>> START RECORDS PROVIDED

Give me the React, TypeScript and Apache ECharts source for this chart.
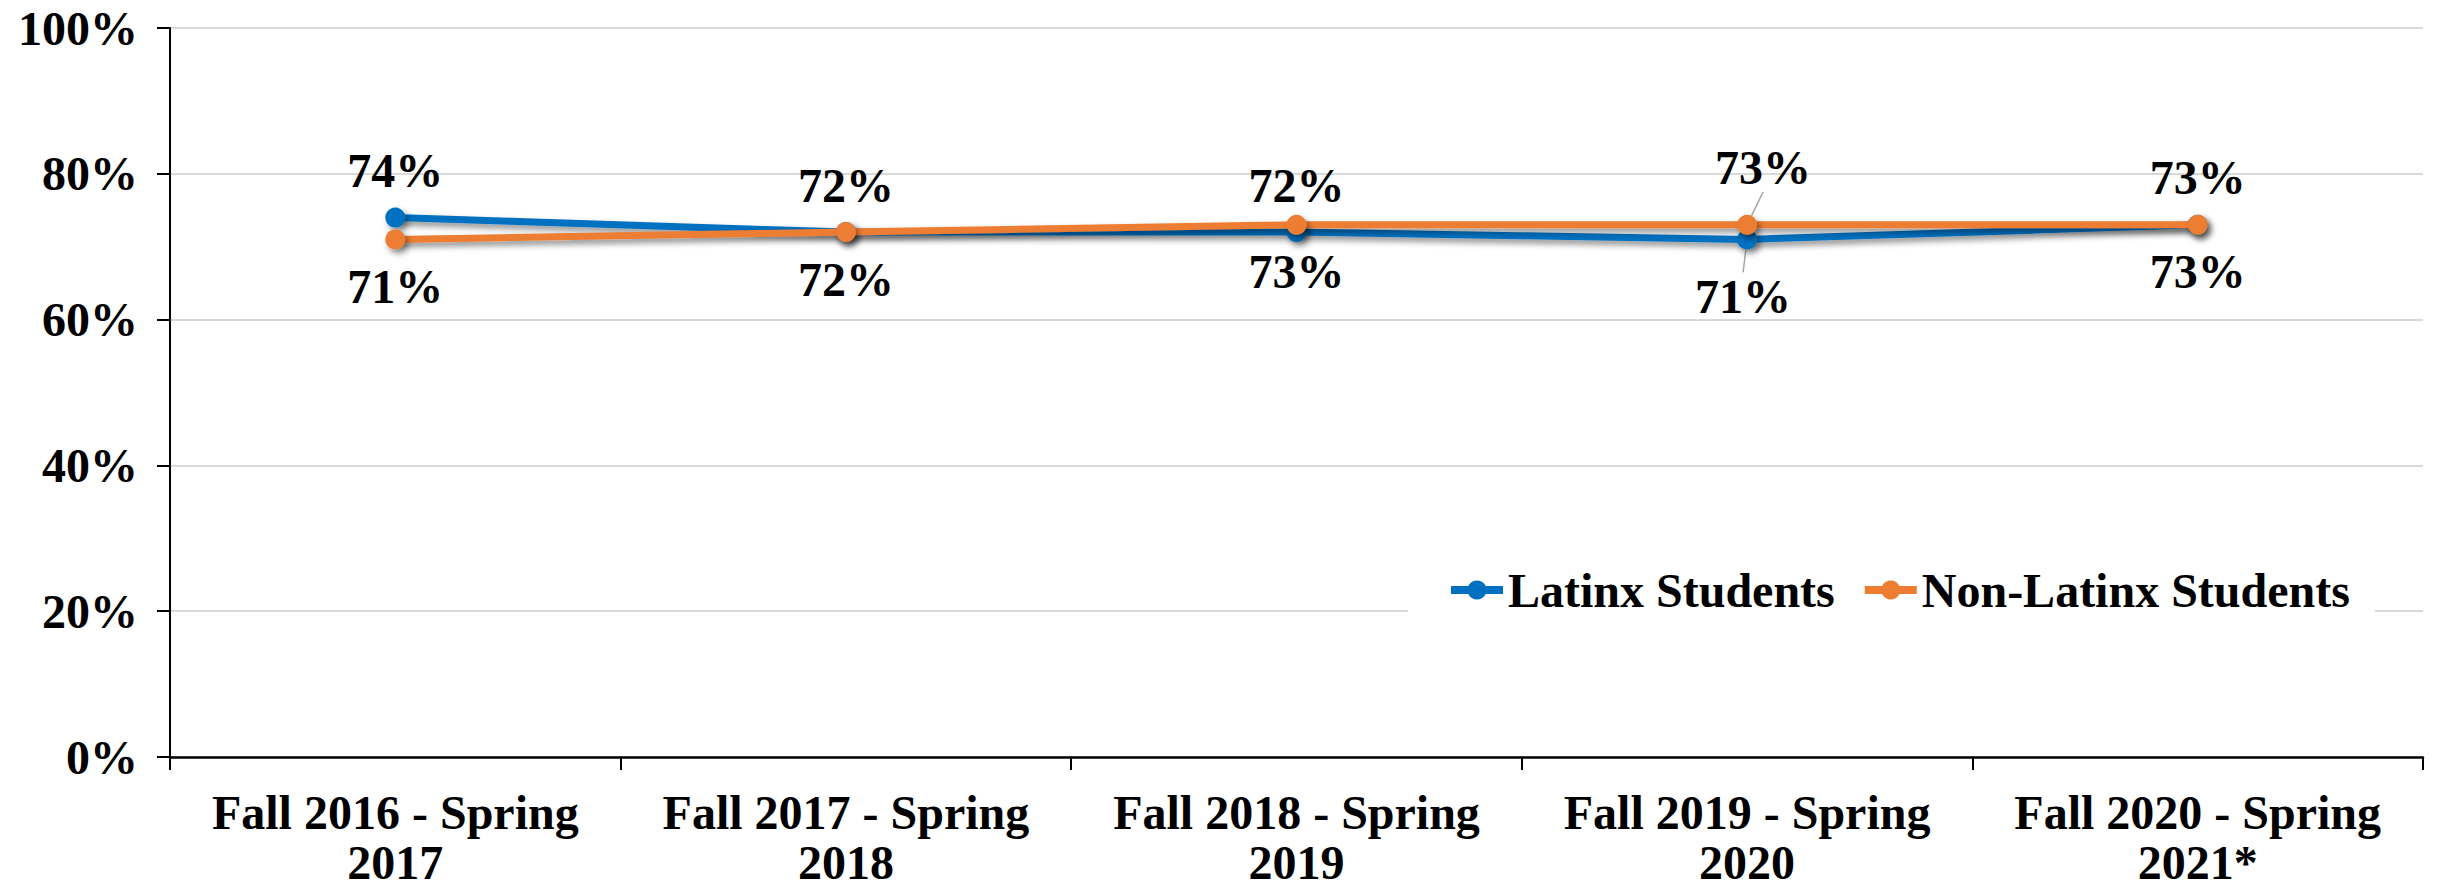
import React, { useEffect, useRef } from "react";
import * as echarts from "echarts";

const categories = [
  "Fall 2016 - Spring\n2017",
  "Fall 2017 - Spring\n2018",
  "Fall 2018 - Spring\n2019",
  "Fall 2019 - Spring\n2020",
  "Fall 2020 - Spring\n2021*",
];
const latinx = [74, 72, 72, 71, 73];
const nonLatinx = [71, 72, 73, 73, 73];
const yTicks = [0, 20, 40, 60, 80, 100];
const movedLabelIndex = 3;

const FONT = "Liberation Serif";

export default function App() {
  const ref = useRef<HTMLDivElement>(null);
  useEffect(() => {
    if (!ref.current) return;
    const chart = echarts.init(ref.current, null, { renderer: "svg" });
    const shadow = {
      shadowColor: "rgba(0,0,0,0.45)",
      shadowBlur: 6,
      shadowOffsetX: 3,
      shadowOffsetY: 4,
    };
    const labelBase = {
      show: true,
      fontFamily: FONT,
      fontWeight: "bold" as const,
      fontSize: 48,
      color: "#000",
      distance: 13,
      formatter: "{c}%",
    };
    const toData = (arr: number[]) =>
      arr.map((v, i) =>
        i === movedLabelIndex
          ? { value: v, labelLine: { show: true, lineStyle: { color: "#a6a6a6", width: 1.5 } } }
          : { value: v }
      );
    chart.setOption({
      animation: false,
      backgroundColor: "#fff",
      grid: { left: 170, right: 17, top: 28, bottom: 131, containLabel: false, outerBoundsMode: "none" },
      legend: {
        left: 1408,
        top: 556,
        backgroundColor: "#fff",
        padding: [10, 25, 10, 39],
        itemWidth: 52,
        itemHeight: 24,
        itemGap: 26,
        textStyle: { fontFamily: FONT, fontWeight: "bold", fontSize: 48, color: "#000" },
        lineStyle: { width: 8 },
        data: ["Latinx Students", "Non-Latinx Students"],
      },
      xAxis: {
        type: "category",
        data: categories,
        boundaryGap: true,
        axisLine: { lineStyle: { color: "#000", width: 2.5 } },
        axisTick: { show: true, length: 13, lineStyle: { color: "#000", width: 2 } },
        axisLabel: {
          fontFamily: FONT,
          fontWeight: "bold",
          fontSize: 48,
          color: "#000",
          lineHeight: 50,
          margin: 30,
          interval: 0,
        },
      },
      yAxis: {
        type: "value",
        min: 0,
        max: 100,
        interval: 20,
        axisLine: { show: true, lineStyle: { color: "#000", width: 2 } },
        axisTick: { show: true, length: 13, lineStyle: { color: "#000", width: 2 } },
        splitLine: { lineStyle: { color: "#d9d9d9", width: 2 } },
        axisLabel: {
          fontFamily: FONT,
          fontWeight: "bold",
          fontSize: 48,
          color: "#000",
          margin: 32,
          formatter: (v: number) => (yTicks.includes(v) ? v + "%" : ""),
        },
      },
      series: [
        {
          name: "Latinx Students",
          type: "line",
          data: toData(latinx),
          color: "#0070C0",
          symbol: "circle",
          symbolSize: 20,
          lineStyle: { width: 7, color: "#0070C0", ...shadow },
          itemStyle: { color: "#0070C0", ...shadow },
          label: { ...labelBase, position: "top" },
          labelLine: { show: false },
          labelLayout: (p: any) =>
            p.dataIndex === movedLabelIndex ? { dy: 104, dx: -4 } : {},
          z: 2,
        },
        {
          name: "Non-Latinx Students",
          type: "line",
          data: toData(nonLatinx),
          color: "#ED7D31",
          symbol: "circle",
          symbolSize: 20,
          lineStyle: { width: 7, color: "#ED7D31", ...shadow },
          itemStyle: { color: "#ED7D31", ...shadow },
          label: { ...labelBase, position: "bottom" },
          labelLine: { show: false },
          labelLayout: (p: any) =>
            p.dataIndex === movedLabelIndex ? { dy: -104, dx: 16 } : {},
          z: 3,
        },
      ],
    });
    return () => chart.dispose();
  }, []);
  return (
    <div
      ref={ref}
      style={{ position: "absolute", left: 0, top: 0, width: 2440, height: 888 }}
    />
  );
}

>> END RECORDS PROVIDED
>> START RECORDS PROVIDED

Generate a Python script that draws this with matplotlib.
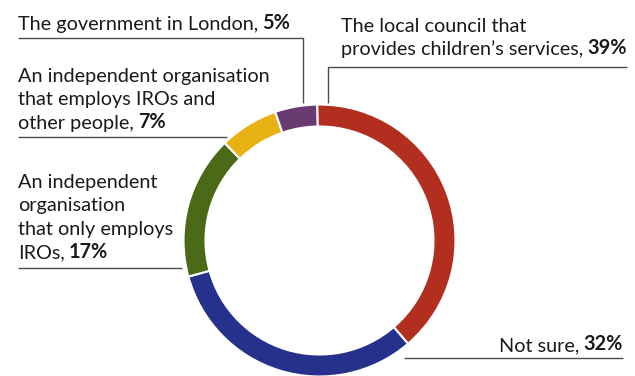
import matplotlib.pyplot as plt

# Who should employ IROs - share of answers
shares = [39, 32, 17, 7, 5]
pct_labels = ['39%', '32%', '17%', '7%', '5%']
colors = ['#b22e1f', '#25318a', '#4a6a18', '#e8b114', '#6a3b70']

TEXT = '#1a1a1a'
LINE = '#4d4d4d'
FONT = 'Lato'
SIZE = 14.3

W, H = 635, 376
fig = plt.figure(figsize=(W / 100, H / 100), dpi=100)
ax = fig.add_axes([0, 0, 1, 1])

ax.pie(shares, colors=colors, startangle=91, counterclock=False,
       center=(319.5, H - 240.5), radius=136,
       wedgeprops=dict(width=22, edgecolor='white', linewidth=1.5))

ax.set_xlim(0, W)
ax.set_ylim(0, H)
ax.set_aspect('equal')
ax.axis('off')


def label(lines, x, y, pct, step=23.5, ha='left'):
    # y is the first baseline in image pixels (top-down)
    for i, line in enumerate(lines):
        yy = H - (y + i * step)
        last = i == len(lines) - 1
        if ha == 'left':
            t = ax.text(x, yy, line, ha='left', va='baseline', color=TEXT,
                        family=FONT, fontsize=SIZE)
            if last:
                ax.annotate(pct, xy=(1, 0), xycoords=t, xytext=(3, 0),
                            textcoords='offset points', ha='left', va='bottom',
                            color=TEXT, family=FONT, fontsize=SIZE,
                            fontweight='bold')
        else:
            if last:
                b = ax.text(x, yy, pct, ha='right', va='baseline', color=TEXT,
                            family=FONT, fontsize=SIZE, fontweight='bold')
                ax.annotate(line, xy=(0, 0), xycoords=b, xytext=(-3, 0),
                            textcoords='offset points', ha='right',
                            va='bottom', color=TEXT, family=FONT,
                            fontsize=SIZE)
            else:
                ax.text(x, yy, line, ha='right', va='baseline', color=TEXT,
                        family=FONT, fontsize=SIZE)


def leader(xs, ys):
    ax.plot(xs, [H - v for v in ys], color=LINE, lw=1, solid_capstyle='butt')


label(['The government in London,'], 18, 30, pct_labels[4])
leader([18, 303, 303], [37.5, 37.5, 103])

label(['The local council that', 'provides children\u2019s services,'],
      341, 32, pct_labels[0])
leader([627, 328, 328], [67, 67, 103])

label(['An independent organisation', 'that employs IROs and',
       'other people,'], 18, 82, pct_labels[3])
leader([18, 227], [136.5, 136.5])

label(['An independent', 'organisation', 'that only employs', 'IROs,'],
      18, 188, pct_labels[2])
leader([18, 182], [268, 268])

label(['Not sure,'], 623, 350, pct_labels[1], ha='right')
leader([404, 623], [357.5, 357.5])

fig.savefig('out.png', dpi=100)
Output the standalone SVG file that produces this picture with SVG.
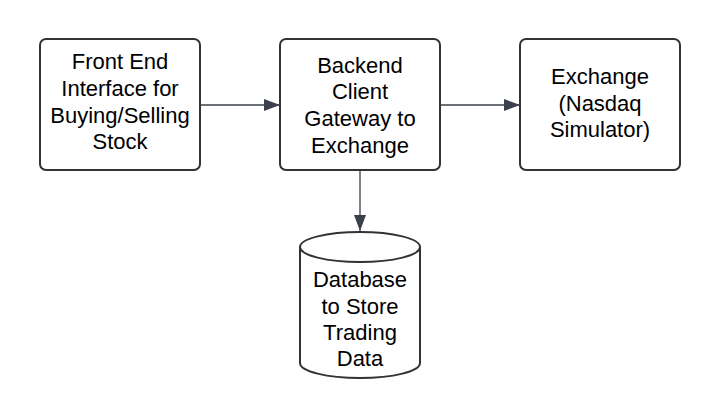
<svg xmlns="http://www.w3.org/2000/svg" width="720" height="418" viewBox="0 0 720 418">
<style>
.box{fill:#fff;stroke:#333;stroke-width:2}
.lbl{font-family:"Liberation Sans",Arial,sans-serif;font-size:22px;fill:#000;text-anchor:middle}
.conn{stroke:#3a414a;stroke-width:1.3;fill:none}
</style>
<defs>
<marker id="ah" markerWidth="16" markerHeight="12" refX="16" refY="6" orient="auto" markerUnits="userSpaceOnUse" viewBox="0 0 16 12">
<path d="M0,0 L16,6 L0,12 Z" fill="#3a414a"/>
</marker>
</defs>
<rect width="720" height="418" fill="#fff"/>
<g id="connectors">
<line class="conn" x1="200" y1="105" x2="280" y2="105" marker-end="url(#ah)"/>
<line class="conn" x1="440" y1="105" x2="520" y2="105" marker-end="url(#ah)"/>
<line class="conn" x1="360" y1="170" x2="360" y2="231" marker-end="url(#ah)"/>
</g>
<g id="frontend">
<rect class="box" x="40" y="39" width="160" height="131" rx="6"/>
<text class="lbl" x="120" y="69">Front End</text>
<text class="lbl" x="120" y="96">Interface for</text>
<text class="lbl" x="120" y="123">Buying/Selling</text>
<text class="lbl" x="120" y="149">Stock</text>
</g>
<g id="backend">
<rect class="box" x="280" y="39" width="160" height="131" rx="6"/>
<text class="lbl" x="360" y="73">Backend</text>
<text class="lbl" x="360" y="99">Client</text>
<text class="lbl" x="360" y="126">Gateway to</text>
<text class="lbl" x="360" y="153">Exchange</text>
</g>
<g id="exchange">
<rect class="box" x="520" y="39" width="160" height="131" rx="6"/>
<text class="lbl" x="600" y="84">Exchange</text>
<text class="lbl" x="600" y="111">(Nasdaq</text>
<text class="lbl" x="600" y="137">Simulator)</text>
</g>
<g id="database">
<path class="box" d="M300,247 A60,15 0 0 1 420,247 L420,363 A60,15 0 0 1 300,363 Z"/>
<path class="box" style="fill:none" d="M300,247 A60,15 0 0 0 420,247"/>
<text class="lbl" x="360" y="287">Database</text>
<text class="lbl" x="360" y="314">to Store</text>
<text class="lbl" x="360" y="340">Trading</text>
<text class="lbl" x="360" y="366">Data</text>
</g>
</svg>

>> END RECORDS PROVIDED

• [EXERCISE OBJECTIVE]:
Set down nothing but the lines from the one holding "Give me the" through the one holding "import * as", both included, exactly as they appear; any picture is left out.

• [COMPLETE OUTPUT]:
Give me the React, TypeScript and Apache ECharts source for this chart.
import React, { useEffect, useRef } from "react";
import * as echarts from "echarts";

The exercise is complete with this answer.